D’autre part, s’il n’y a aucune majorité au Parlement, René Préval aura le choix de son premier ministre et celui-ci aura une lourde tâche à accomplir. Quant à la dépêche internationale publiée il y a deux jours et faisant état d’un retour éventuel d’Aristide, elle nous semble davantage découler d’un stratagème politique d’Aristide lui-même qui doit être furieux de voir celui qu’il avait qualifié de ‘’nul’’ en 1995, remporté de meilleurs scores que lui en 1990 ! Il ne faut donc pas tomber dans ce piège tout en restant vigilants. En effet, Aristide risque d’utiliser sa capacité de nuisance sur le terrain contre son ancien « frère jumeau » qui risque de devenir son frère ennemi.  Il faudra donc beaucoup de sagesse et de dépassement de soi pour accepter d’encadrer le nouveau président plutôt que de le condamner à l’avance. Le devenir de la Nation en dépend. 

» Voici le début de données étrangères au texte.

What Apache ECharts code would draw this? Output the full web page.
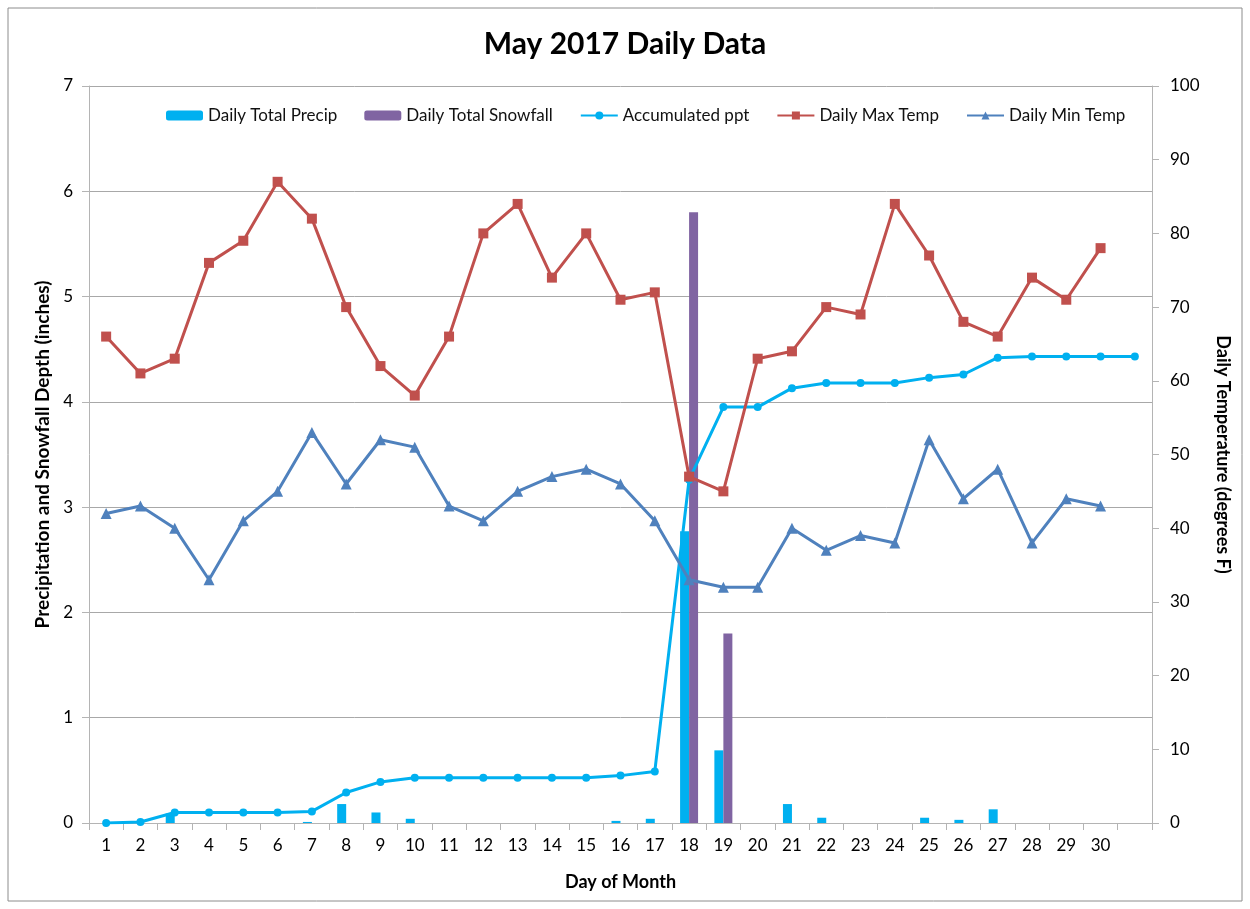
<!DOCTYPE html>
<html>
<head>
<meta charset="utf-8">
<script src="https://cdn.jsdelivr.net/npm/echarts@6/dist/echarts.min.js"></script>
<style>
html, body { margin: 0; padding: 0; background: #fff; }
#chart { width: 1250px; height: 909px; }
</style>
</head>
<body>
<div id="chart"></div>
<script>
var days = ['1','2','3','4','5','6','7','8','9','10','11','12','13','14','15','16','17','18','19','20','21','22','23','24','25','26','27','28','29','30',''];

var precip = [0, 0.01, 0.09, 0, 0, 0, 0.01, 0.18, 0.1, 0.04, 0, 0, 0, 0, 0, 0.02, 0.04, 2.77, 0.69, 0, 0.18, 0.05, 0, 0, 0.05, 0.03, 0.13, 0, 0, 0, null];
var snowfall = [0, 0, 0, 0, 0, 0, 0, 0, 0, 0, 0, 0, 0, 0, 0, 0, 0, 5.8, 1.8, 0, 0, 0, 0, 0, 0, 0, 0, 0, 0, 0, null];
var accumPpt = [0, 0.01, 0.1, 0.1, 0.1, 0.1, 0.11, 0.29, 0.39, 0.43, 0.43, 0.43, 0.43, 0.43, 0.43, 0.45, 0.49, 3.26, 3.95, 3.95, 4.13, 4.18, 4.18, 4.18, 4.23, 4.26, 4.42, 4.43, 4.43, 4.43, 4.43];
var maxTemp = [66, 61, 63, 76, 79, 87, 82, 70, 62, 58, 66, 80, 84, 74, 80, 71, 72, 47, 45, 63, 64, 70, 69, 84, 77, 68, 66, 74, 71, 78, null];
var minTemp = [42, 43, 40, 33, 41, 45, 53, 46, 52, 51, 43, 41, 45, 47, 48, 46, 41, 33, 32, 32, 40, 37, 39, 38, 52, 44, 48, 38, 44, 43, null];

var chart = echarts.init(document.getElementById('chart'));
var font = 'Lato, "Open Sans", sans-serif';
var axisGray = '#b4b4b4';

chart.setOption({
	animation: false,
	textStyle: { fontFamily: font },
	graphic: [{
		type: 'rect',
		shape: { x: 8, y: 8, width: 1234, height: 893 },
		style: { fill: 'none', stroke: '#8c8c8c', lineWidth: 1 },
		silent: true
	}],
	title: {
		text: 'May 2017 Daily Data',
		left: 'center',
		top: 24,
		textStyle: { fontSize: 30, fontWeight: 'bold', color: '#000', fontFamily: font }
	},
	legend: {
		left: 161,
		top: 102,
		itemWidth: 37,
		itemHeight: 10,
		itemGap: 27,
		textStyle: { fontSize: 17, color: '#111', fontFamily: font },
		data: ['Daily Total Precip', 'Daily Total Snowfall', 'Accumulated ppt', 'Daily Max Temp', 'Daily Min Temp']
	},
	grid: { left: 89, right: 98, top: 86, bottom: 86, containLabel: false },
	xAxis: {
		type: 'category',
		data: days,
		name: 'Day of Month',
		nameLocation: 'middle',
		nameGap: 50,
		nameTextStyle: { fontSize: 18, fontWeight: 'bold', color: '#000' },
		axisLine: { lineStyle: { color: axisGray } },
		axisTick: { show: true, alignWithLabel: false, length: 7, lineStyle: { color: axisGray } },
		axisLabel: { fontSize: 17, color: '#000', margin: 14, interval: 0 }
	},
	yAxis: [{
		type: 'value',
		min: 0,
		max: 7,
		interval: 1,
		name: 'Precipitation and Snowfall Depth (inches)',
		nameLocation: 'middle',
		nameGap: 35,
		nameTextStyle: { fontSize: 19, fontWeight: 'bold', color: '#000' },
		axisLine: { show: true, lineStyle: { color: axisGray } },
		axisTick: { show: true, length: 7, lineStyle: { color: axisGray } },
		axisLabel: { fontSize: 17, color: '#000', margin: 16 },
		splitLine: { show: true, lineStyle: { color: '#a8a8a8' } }
	}, {
		type: 'value',
		min: 0,
		max: 100,
		interval: 10,
		name: 'Daily Temperature (degrees F)',
		nameLocation: 'middle',
		nameGap: 62,
		nameRotate: 270,
		nameTextStyle: { fontSize: 18, fontWeight: 'bold', color: '#000' },
		axisLine: { show: true, lineStyle: { color: axisGray } },
		axisTick: { show: true, length: 7, lineStyle: { color: axisGray } },
		axisLabel: { fontSize: 17, color: '#000', margin: 18 },
		splitLine: { show: false }
	}],
	series: [{
		name: 'Daily Total Precip',
		type: 'bar',
		yAxisIndex: 0,
		barWidth: 9,
		barGap: '0%',
		itemStyle: { color: '#00B0F0' },
		data: precip
	}, {
		name: 'Daily Total Snowfall',
		type: 'bar',
		yAxisIndex: 0,
		barWidth: 9,
		barGap: '0%',
		itemStyle: { color: '#8064A2' },
		data: snowfall
	}, {
		name: 'Accumulated ppt',
		type: 'line',
		yAxisIndex: 0,
		symbol: 'circle',
		symbolSize: 8,
		lineStyle: { width: 3, color: '#00B0F0' },
		itemStyle: { color: '#00B0F0' },
		data: accumPpt
	}, {
		name: 'Daily Max Temp',
		type: 'line',
		yAxisIndex: 1,
		symbol: 'rect',
		symbolSize: 10,
		lineStyle: { width: 3, color: '#C0504D' },
		itemStyle: { color: '#C0504D' },
		data: maxTemp
	}, {
		name: 'Daily Min Temp',
		type: 'line',
		yAxisIndex: 1,
		symbol: 'triangle',
		symbolSize: 11,
		lineStyle: { width: 3, color: '#4F81BD' },
		itemStyle: { color: '#4F81BD' },
		data: minTemp
	}]
});
</script>
</body>
</html>
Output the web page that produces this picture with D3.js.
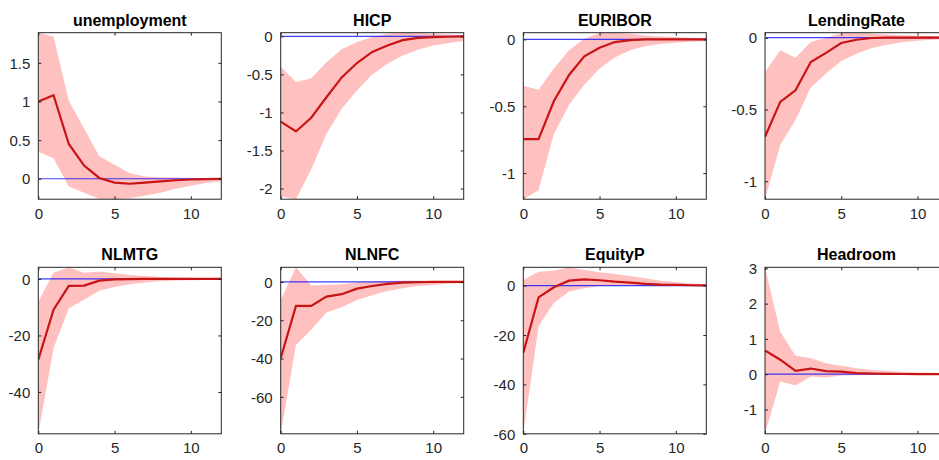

Aujourd’hui, avec le potentiel retour de Préval au pouvoir, Haïti peut basculer vers le pire ou le meilleur. Osons espérer que le second l’emportera. Pour cela, il faudra aussi que René Préval pose des actes concrets pouvant rassurer tous les secteurs et puisse empêcher à certains alliés ou grandes familles de conserver en toute impunité, leur privilèges souvent mafieux. En effet, parmi ceux qui ont financé sa campagne, certains se réjouissent déjà de leur pouvoir retrouvé et n’hésitent pas à déclarer, en privé, l’ouverture d’une chasse aux sorcières, notamment contre ceux qui se sont battu pour l’établissement d’un État de droit.  

Enfin, les 90 premiers jours de ce gouvernement seront cruciaux et René Préval devra tout de suite agir contre l’insécurité, contre les gangs, pour le désarmement et tendre vers la réconciliation. Il y a-t-il un vrai Préval sans Aristide ? C’est la grande question à laquelle Préval seul pourra répondre dans les faits. 

En attendant le résultat final du scrutin, il faudra faire montre de sagesse, de conciliation et de maîtrise de soi pour pouvoir enfin essayer de sortir Haïti de son cauchemar et amorcer un nouvel avenir démocratique.